## Problem description
Leaving out every picture, retype the lines below from the top through the one that contains "from bokeh.resources import INLINE".

[START Given information]

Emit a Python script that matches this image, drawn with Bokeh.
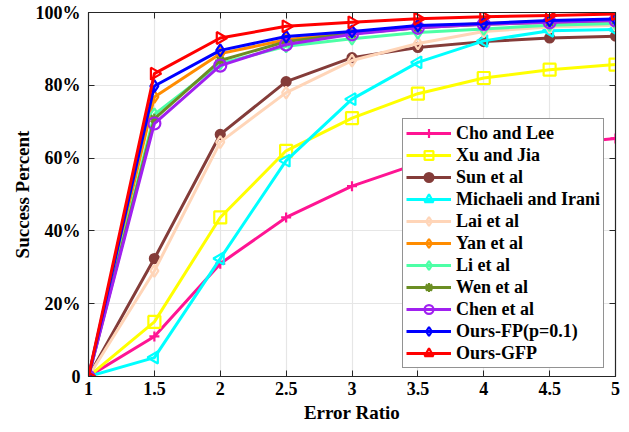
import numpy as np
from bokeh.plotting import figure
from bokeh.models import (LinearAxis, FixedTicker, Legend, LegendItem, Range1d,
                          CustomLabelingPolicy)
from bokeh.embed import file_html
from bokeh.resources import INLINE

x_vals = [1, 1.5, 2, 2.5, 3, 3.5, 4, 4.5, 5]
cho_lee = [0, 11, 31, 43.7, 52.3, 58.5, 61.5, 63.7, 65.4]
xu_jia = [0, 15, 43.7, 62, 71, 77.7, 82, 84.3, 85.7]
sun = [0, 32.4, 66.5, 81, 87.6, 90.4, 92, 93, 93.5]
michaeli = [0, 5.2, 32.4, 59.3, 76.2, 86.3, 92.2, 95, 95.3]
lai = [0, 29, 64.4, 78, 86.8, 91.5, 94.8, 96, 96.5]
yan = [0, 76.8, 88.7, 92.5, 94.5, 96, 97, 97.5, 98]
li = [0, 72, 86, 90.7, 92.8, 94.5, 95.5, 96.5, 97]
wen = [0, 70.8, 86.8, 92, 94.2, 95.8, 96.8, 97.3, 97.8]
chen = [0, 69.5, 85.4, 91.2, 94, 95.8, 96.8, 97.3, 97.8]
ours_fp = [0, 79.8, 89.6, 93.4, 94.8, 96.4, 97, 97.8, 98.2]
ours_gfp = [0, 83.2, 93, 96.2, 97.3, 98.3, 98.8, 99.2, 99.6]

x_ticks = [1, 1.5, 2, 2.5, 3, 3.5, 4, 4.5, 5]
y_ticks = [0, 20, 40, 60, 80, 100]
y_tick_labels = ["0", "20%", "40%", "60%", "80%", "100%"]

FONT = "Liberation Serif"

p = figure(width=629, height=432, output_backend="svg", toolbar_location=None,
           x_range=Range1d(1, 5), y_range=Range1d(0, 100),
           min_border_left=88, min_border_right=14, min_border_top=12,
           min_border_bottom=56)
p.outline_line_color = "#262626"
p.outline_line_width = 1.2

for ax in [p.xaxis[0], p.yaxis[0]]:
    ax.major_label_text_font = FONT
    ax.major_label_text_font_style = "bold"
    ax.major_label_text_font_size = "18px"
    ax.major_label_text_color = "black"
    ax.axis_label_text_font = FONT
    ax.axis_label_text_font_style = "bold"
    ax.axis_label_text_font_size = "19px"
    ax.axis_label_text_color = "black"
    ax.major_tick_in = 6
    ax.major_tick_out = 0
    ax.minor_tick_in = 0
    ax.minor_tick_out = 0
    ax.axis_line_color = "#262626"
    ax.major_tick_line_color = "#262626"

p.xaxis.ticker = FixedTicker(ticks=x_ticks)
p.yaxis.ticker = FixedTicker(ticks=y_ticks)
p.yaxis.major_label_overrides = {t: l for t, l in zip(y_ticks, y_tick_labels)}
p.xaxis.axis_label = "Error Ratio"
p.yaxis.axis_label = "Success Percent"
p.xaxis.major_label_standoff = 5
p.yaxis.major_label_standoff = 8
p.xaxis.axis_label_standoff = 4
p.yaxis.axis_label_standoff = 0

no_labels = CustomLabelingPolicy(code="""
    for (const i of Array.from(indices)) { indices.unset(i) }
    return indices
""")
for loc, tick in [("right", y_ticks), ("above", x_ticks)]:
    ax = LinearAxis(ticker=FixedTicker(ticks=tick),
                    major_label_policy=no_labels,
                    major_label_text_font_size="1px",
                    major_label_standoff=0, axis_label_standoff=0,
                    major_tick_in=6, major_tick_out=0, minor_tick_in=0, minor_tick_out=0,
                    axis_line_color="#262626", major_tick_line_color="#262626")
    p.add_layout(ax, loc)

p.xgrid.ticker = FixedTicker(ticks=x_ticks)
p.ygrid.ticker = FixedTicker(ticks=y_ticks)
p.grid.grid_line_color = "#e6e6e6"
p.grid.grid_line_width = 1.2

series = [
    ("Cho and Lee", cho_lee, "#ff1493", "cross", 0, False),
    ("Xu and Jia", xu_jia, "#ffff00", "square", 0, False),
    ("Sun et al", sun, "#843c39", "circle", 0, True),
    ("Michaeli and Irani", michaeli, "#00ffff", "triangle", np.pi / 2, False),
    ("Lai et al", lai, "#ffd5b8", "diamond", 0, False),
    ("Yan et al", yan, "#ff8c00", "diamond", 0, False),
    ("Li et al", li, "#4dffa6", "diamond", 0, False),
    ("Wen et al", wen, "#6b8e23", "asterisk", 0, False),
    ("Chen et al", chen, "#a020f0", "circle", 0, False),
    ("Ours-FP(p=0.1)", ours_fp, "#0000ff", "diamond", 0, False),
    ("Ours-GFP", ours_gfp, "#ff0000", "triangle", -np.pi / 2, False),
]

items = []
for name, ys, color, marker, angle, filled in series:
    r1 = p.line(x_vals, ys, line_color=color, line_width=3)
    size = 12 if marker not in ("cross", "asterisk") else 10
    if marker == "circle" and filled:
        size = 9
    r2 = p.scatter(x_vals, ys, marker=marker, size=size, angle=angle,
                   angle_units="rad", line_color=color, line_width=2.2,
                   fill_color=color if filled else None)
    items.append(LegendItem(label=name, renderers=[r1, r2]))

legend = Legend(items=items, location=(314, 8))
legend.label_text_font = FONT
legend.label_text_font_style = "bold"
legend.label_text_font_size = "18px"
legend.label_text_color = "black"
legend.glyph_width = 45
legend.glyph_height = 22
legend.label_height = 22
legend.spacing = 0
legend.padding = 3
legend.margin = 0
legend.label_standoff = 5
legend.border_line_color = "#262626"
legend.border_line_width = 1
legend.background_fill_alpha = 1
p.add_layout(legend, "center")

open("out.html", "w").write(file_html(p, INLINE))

[END Given information]

## Response to this exercise
Emit a Python script that matches this image, drawn with Bokeh.
import numpy as np
from bokeh.plotting import figure
from bokeh.models import (LinearAxis, FixedTicker, Legend, LegendItem, Range1d,
                          CustomLabelingPolicy)
from bokeh.embed import file_html
from bokeh.resources import INLINE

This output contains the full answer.